Enterprise IT as Governor, not Control-Freak I hit on this point repeatedly, but I also heard it from a number of other folks.  We’re clearly moving into a world of mixed IT capacity.  Some will be onsite and much will eventually be offsite and run by a multiplicity of cloud vendors; infrastructure, platforms, and applications.  In this new world, it’s more important for enterprise IT to provide governance rather than direct control.  This is very similar to how modern manufacturing or facilities management works.

Apple, Inc, for example, does not manufacture it’s hardware.  Instead, this key capability is outsourced, yet Apple has become an expert in managing a large extended supply chain of vendors and ultimate responsibility for delivering high quality hardware goods.

Similar to the process of managing global manufacturing relationships, I predict enterprise IT will shift to spend more time governing a large supply chain, not running each individual solution themselves.

Wrap-Up All of this just further reinforces my thinking about Cloudscaling’s general approach to the market place.  We want to help telcos and service providers compete with AMZN/GOOG, while helping enterprises to understand how to embrace and manage the transition to cloud computing.  We think this means that telcos and service providers have inherent advantages that AMZN/GOOG can’t compete with.  Unfortunately, when these advantages are coupled with expensive ‘enterprise cloud’ infrastructure, much of the potential competitive opportunity is lost.

Imagine instead, that the inherent advantages of a large telco, such as geographical dominance, access to wireless networks, advanced networking capabilities such as MPLS networks, cheap IP backbones, were coupled with a cost-competitive Amazon EC2-like cloud infrastructure.  This ‘consumer cloud’ infrastructure combined with the telco’s natural advantages makes for a formidable competitive advantage in picking up all of the new cloud apps, particularly those that service mobile device developers.

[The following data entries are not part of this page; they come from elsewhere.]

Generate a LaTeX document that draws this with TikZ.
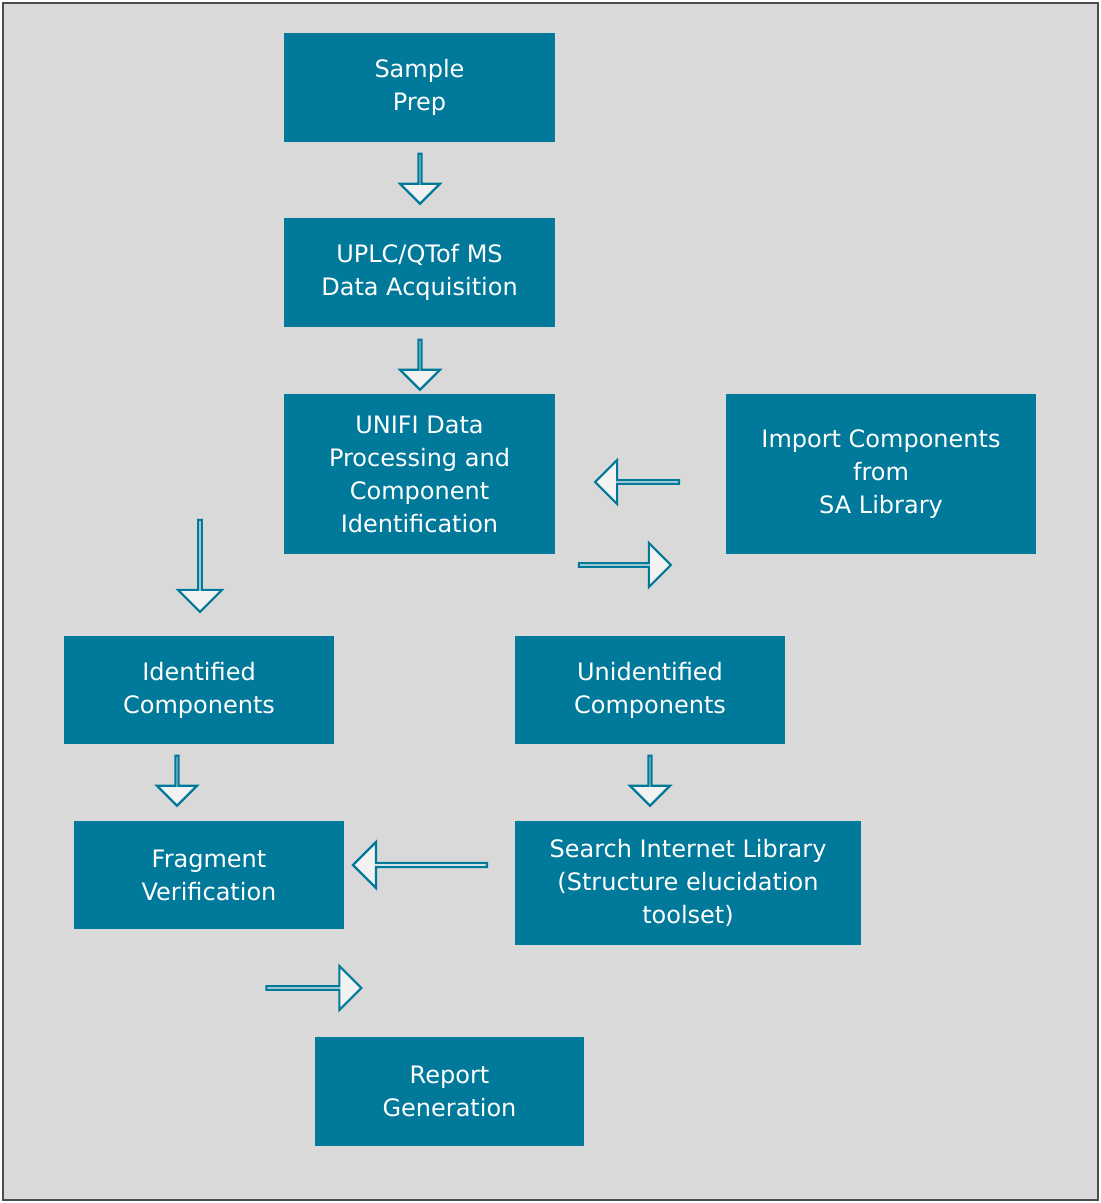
\documentclass[tikz,border=0pt]{standalone}
\usepackage{fontspec}
\setmainfont{DejaVu Sans}
\usetikzlibrary{shapes.arrows}
\definecolor{teal1}{HTML}{00799A}
\definecolor{bg}{HTML}{D9D9D9}
\definecolor{arrfill}{HTML}{F2F2F2}
\begin{document}
\begin{tikzpicture}[x=1pt,y=-1pt,
  box/.style={fill=teal1,draw=none,text=white,align=center,inner sep=0pt,
    font=\fontsize{24}{33}\selectfont},
  blk/.style={single arrow,draw=teal1,line width=2.2pt,fill=arrfill,inner sep=0pt,
    minimum width=#1,single arrow head extend=14pt},
  blk/.default=44pt]
\useasboundingbox (0,0) rectangle (1101,1203);
\draw[fill=bg,draw=black!70,line width=1.5pt] (3,3) rectangle (1098,1200);
\newcommand\bx[6]{\node[box,minimum width=#4-#2,minimum height=#5-#3] (#1) at ({(#2+#4)/2},{(#3+#5)/2}) {#6};}
\bx{sp}{284}{33}{555}{142}{Sample\\Prep}
\bx{up}{284}{218}{555}{327}{UPLC/QTof MS\\Data Acquisition}
\bx{un}{284}{394}{555}{554}{UNIFI Data\\Processing and\\Component\\Identification}
\bx{im}{726}{394}{1036}{554}{Import Components\\from\\SA Library}
\bx{id}{64}{636}{334}{744}{Identified\\Components}
\bx{ud}{515}{636}{785}{744}{Unidentified\\Components}
\bx{fv}{74}{821}{344}{929}{Fragment\\Verification}
\bx{si}{515}{821}{861}{945}{Search Internet Library\\(Structure elucidation\\toolset)}
\bx{rg}{315}{1037}{584}{1146}{Report\\Generation}
\node[blk=40pt,minimum height=50pt,shape border rotate=270] (a1) at (420,178) {};
\node[blk=40pt,minimum height=50pt,shape border rotate=270] (a2) at (420,364) {};
\node[blk=44pt,minimum height=84pt,shape border rotate=180,single arrow head extend=13pt] (a3) at (638,482) {};
\node[blk=44pt,minimum height=92pt,shape border rotate=225,single arrow head extend=13pt] (a4) at (200,565) {};
\node[blk=44pt,minimum height=92pt,shape border rotate=315,single arrow head extend=13pt] (a5) at (624,565) {};
\node[blk=40pt,minimum height=50pt,shape border rotate=270] (a6) at (177,780) {};
\node[blk=40pt,minimum height=50pt,shape border rotate=270] (a7) at (650,780) {};
\node[blk=46pt,minimum height=134pt,shape border rotate=180,single arrow head extend=12pt] (a8) at (421,865) {};
\node[blk=44pt,minimum height=95pt,shape border rotate=315,single arrow head extend=13pt] (a9) at (313,988) {};
\end{tikzpicture}
\end{document}
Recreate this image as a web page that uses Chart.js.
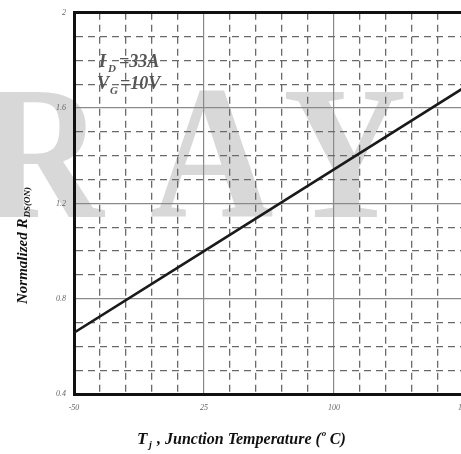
<!DOCTYPE html>
<html>
<head>
<meta charset="utf-8">
<script src="https://cdn.jsdelivr.net/npm/chart.js@4"></script>
<style>
  html, body { margin: 0; padding: 0; background: #fff; overflow: hidden; }
  #wrap { width: 480px; height: 454px; }
</style>
</head>
<body>
<div id="wrap"><canvas id="rds-chart" width="480" height="454"></canvas></div>
<script>
// junction temperature (deg C) vs normalized Rds(on)
var temp_c = [-50, 25, 100, 175];
var rds_norm = [0.657, 1.0, 1.343, 1.686];

var x_major = [-50, 25, 100, 175];
var y_major = [0.4, 0.8, 1.2, 1.6, 2];

var serif = "'Liberation Serif', 'DejaVu Serif', serif";

function is_major_x(v) {
  return x_major.indexOf(Math.round(v)) >= 0;
}
function is_major_y(v) {
  return Math.round(v * 10) % 4 === 0;
}

// background watermark + text with subscripts
var extras = {
  id: "extras",
  beforeDraw(chart) {
    var ctx = chart.ctx;
    var sx = 0.9;
    ctx.save();
    ctx.fillStyle = "rgba(190, 190, 190, 0.6)";
    ctx.font = "bold 190px " + serif;
    ctx.textBaseline = "alphabetic";
    ctx.scale(sx, 1);
    ctx.fillText("R", -20 / sx, 217);
    ctx.fillText("A", 150 / sx, 217);
    ctx.fillText("Y", 283 / sx, 217);
    ctx.restore();
  },
  afterDraw(chart) {
    var ctx = chart.ctx;
    ctx.save();
    ctx.textBaseline = "alphabetic";

    // conditions box
    ctx.fillStyle = "#555";
    ctx.font = "bold italic 18px " + serif;
    ctx.fillText("I", 99, 67);
    ctx.font = "bold italic 11px " + serif;
    ctx.fillText("D", 108, 72);
    ctx.font = "bold italic 18px " + serif;
    ctx.fillText("=33A", 119, 67);
    ctx.fillText("V", 97, 89);
    ctx.font = "bold italic 11px " + serif;
    ctx.fillText("G", 110, 94);
    ctx.font = "bold italic 18px " + serif;
    ctx.fillText("=10V", 120, 89);

    // x title
    ctx.fillStyle = "#111";
    var x0 = 137, yb = 444;
    ctx.font = "bold italic 17px " + serif;
    ctx.fillText("T", x0, yb);
    ctx.font = "bold italic 10px " + serif;
    ctx.fillText("j", x0 + 12, yb + 4);
    ctx.font = "bold italic 16px " + serif;
    ctx.fillText(" , Junction Temperature (", x0 + 16, yb);
    var w = ctx.measureText(" , Junction Temperature (").width;
    ctx.font = "bold italic 9px " + serif;
    ctx.fillText("o", x0 + 16 + w + 1, yb - 8);
    ctx.font = "bold italic 16px " + serif;
    ctx.fillText(" C)", x0 + 16 + w + 5, yb);

    // y title (rotated)
    ctx.translate(27, 304);
    ctx.rotate(-Math.PI / 2);
    ctx.font = "bold italic 15px " + serif;
    ctx.fillText("Normalized R", 0, 0);
    var w2 = ctx.measureText("Normalized R").width;
    ctx.font = "bold italic 9px " + serif;
    ctx.fillText("DS(ON)", w2 + 1, 3);
    ctx.restore();
  },
};

new Chart(document.getElementById("rds-chart"), {
  type: "line",
  data: {
    datasets: [
      {
        label: "Rds(on)",
        data: temp_c.map((t, i) => ({ x: t, y: rds_norm[i] })),
        borderColor: "#1a1a1a",
        borderWidth: 2.6,
        pointRadius: 0,
        fill: false,
        tension: 0,
      },
    ],
  },
  options: {
    responsive: false,
    animation: false,
    layout: { padding: { top: 8, left: 0, right: 16, bottom: 0 } },
    plugins: { legend: { display: false }, tooltip: { enabled: false } },
    scales: {
      x: {
        type: "linear",
        min: -50,
        max: 175,
        afterFit: (s) => { s.height = 60; },
        ticks: {
          stepSize: 15,
          autoSkip: false,
          maxRotation: 0,
          padding: 9,
          color: "#666",
          font: { family: serif, style: "italic", size: 8 },
          callback: (v) => (is_major_x(v) ? String(Math.round(v)) : ""),
        },
        grid: {
          drawTicks: false,
          color: (c) => (c.tick && c.tick.value === -50 ? "#111" : is_major_x(c.tick ? c.tick.value : 0) ? "#8a8a8a" : "#6a6a6a"),
          lineWidth: (c) => (c.tick && c.tick.value === -50 ? 3 : is_major_x(c.tick ? c.tick.value : 0) ? 1.2 : 1.3),
        },
        border: {
          color: "#111",
          width: 3,
          dash: (c) => (c.tick && !is_major_x(c.tick.value) ? [7, 5] : []),
        },
      },
      y: {
        type: "linear",
        min: 0.4,
        max: 2,
        afterFit: (s) => { s.width = 74; },
        ticks: {
          stepSize: 0.1,
          autoSkip: false,
          padding: 8,
          color: "#666",
          font: { family: serif, style: "italic", size: 8 },
          callback: (v) => (is_major_y(v) ? String(parseFloat(v.toFixed(1))) : ""),
        },
        grid: {
          drawTicks: false,
          color: (c) => (c.tick && Math.abs(c.tick.value - 2) < 1e-6 ? "#111" : is_major_y(c.tick ? c.tick.value : 0) ? "#8a8a8a" : "#6a6a6a"),
          lineWidth: (c) => (c.tick && Math.abs(c.tick.value - 2) < 1e-6 ? 3 : is_major_y(c.tick ? c.tick.value : 0) ? 1.2 : 1.3),
        },
        border: {
          color: "#111",
          width: 3,
          dash: (c) => (c.tick && !is_major_y(c.tick.value) ? [7, 5] : []),
        },
      },
    },
  },
  plugins: [extras],
});
</script>
</body>
</html>
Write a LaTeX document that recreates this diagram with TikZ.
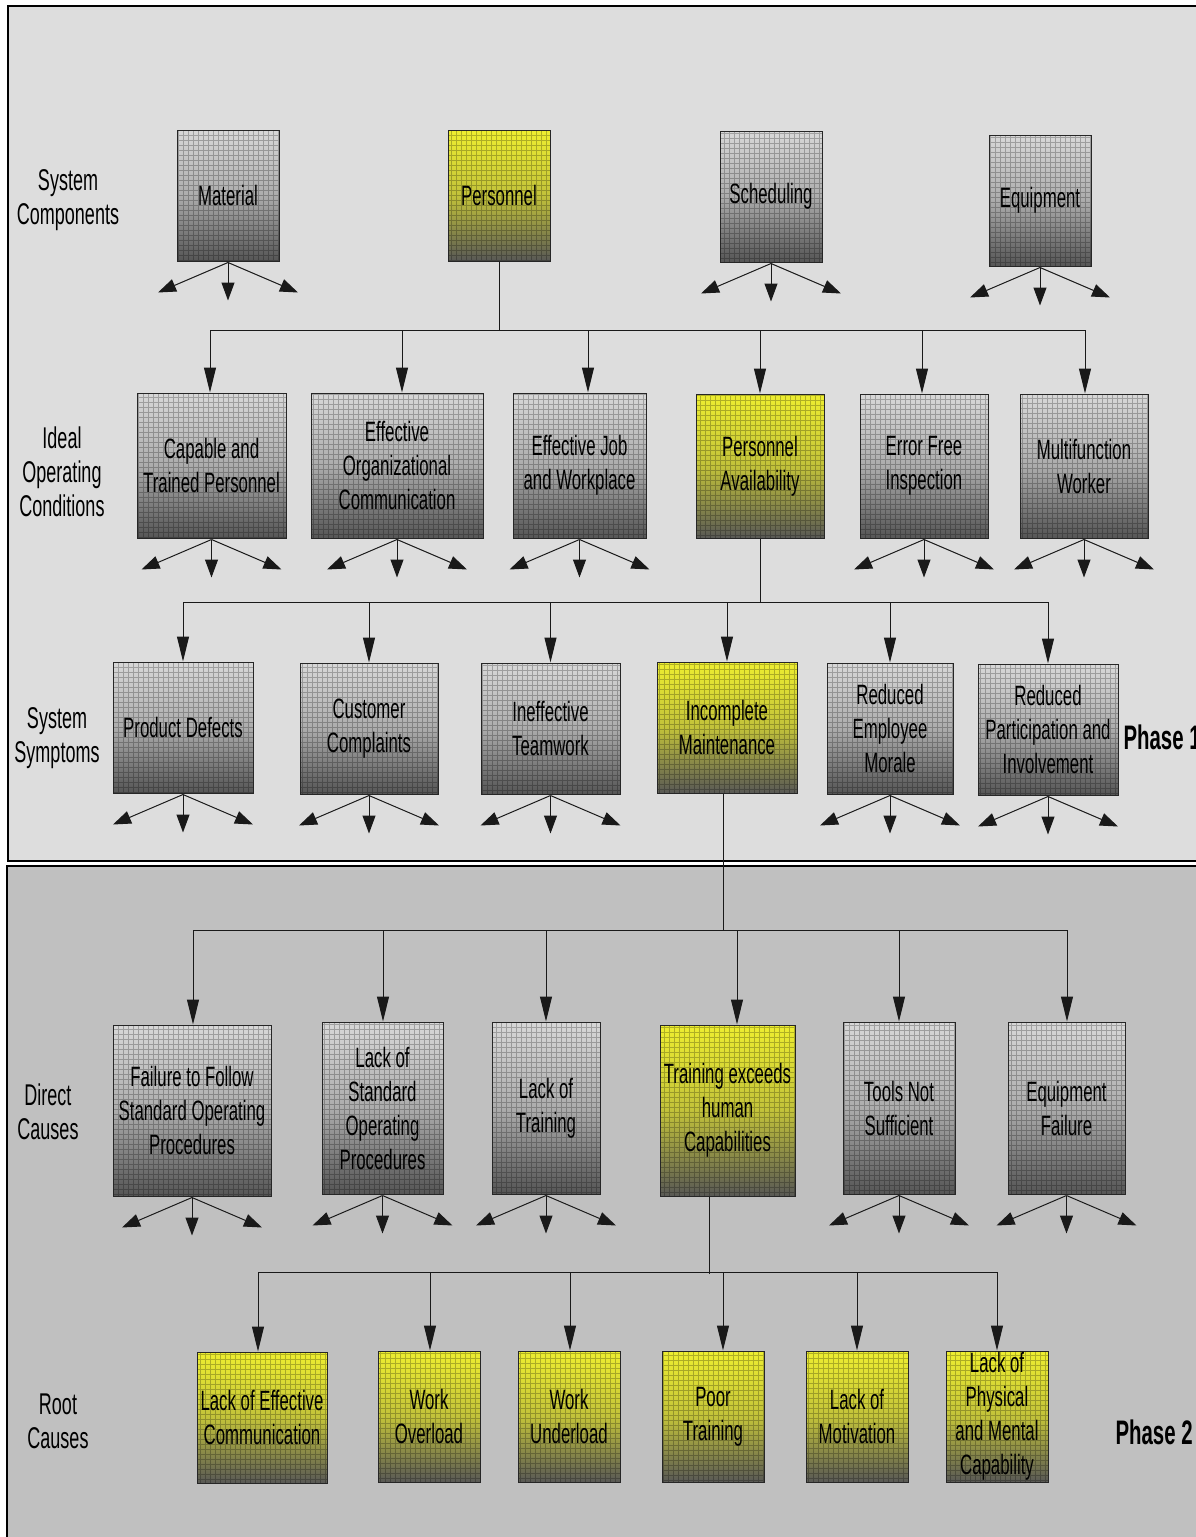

When looking at how the marketplace appears to be unfolding, it seems clear that enterprises will continue to be confused with hype and promises such as that of ‘hybrid clouds’, miss the boat on delivering in the short term, pushing IT departments into adopting public cloud solutions whether they like it or not.  It also seems clear that servicing these new cloud apps is also critical.

To us, this means it’s important to have both an enterprise cloud to capture and retain existing enterprise customers while also deploying a low-cost commodity cloud, built like Amazon and Google, targeted at consumers, developers, and new cloud applications.  Particularly those apps that drive the burgeoning smart phone market and play to any telcos inherent strengths.


[1] I have a detailed analysis in the pipeline and I will be showing some of these numbers in upcoming presentations at conferences as well. [2] We’ll cover this in much more depth in the near future. [3] This will likely cause some negative feedback from legacy enterprise vendors whose marketing folks use this term extravagantly.